Bisa dicontoh ada siswa madrasah merayakan kelulusan dengan khataman alquran bersama-sama, memberi nasi bungkus pada tukang becak, memberi sembako kepada kanan kiri madrasah, sujud syukur berjamaah di masjid madrasah, tumpengan dengan mengundang wali kelas dan sebagainya. Bentuk syukurnya bisa bermacam-macam. Dengan catatan bisa memberi manfaat bukan mafsadat.

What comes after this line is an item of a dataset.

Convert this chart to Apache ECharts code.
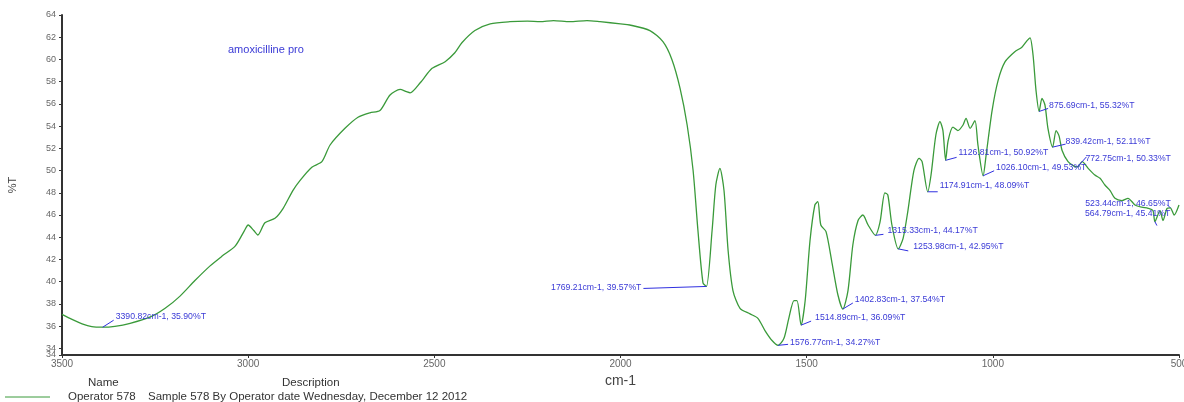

Siswa madrasah kok tidak ada.

Pembelajaran di madrasah ditekankan pembiasaan. Dari pembiasaan yang baik ini akan menjadi habit/kebiasaan yang terpatri dilakukan tanpa disuruh lagi. Ditopang dengan keteladanan dari bapak/ibu guru. Dan tidak lupa, adanya doa dari guru. Disamping guru berdoa untuk diri dan keluarganya juga tidak melupakan berdoa untuk para siswanya. Ada kepuasan tersendiri, bila siswanya menjadi mapan dan sukses hidupnya. Bahkan bisa melebihi diri gurunya. Ini menjadi sebuah kebanggaan tersediri.
Namun akan terasa tersiksa merasa bersalah, bila mendapati siswanya belum ada perubahan, hidupnya tergantung pada orang lain. Apalagi belum bisa memberi manfaat.
Inilah kelebihan pendidikan di madrasah yang belum dimiliki sekolah. Walaupun bisa juga sarana prasarana madrasah apa adanya, terbatas, dan sederhana. Namun outputnya bisa dibanggakan oleh masyarakat. Outcomnya bisa dirasakan manfaatnya oleh umat. 

Saran ke depan

Guru sebagai orang tua di sekolah/madrasah bisa memberi pemahaman kepada siswa bagaimana bentuk rasa syukur yang bermanfaat. Tidak lupa untuk memberi contoh langsung. Begitu juga orang tua, teladan orang tua sangat membekas dalam ingatan anak. Mari kita bersama berdoa semoga siswa-siswa kita selalu diberi hidayah Allah dalam menjalani hidup yang tidak bertepi ini. wallahu a’lam bi al shawab.